When Rosa Parks, a Montgomery woman, refused to give up her seat and move to the back of the bus one day in 1955, she sparked a boycott that heralded the civil rights movement and the struggle against segregation.

"Public transportation brings people together, figuratively and literally," said Paul Foer, the city's Department of Transportation marketing specialist. "We invite everyone, especially families, to ride the buses as a way of bringing people together."

Foer said two county nonprofits are participating in the city's first free ride program by sending small teams of adults and teenagers to ride Annapolis Transit buses as "Peace Riders."
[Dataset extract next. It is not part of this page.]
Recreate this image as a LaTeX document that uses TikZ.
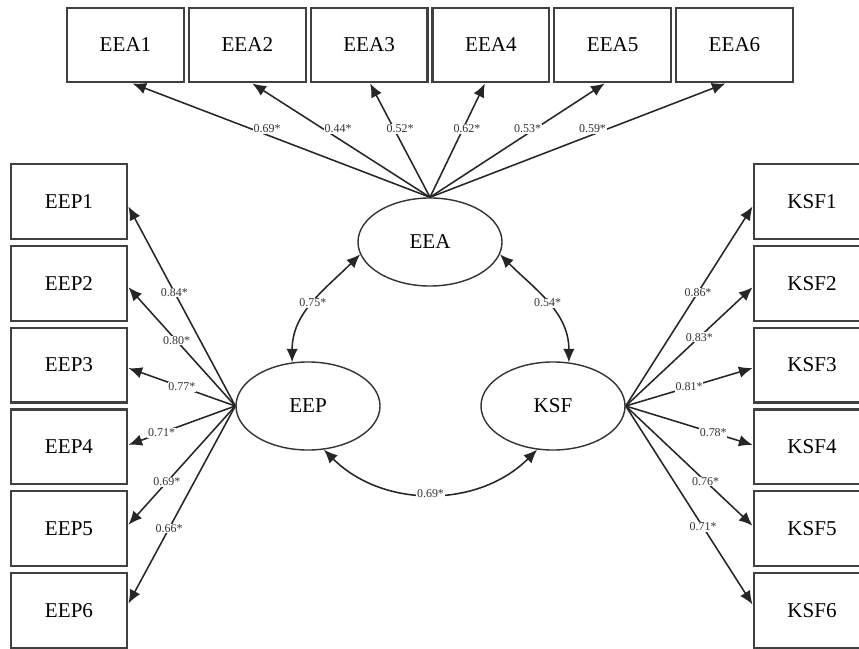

The Volunteer Center for Anne Arundel County and the Anne Arundel Conflict Resolution Center recently approached Annapolis Transit with the idea of sending youths paired with adults aboard the buses on the day King's birthday is observed. The groups will board buses at the Spa Road transfer center in the afternoon.

Fay Mauro, executive director of the Volunteer Center for Anne Arundel County, said 20 teen- agers, mostly high school girls, will engage in the exercise of approaching strangers - other bus riders - with material on conflict resolution.

Foer said the "Peace Riders" concept dovetails well with the free-rides program and that brochures were printed in English and Spanish to spread the word.

"This is a community service instead of just having the day off," said Mauro. "[The teen- agers] are improving their own skills and doing something in the spirit of freedom."

Samantha Bemis, 17, a youth coordinator for the Volunteer Center, said she and friends have put up signs in bus shelters about the event.

"I can't wait. His [King's] legacy lives. If you go to a common place, you get to a lot of different people," said the Broadneck High School senior. "You have to act on injustices, break down barriers, and that's what this project is trying to do."

Bullying is the kind of everyday conflict teenagers face, she said.

Linda Deming, 57, who directs the Conflict Resolution Center, said translating King's teachings into messages that ring true for young people is at the heart of the project.

"These kids will come of age in this century," she said. "We came of age in the last century."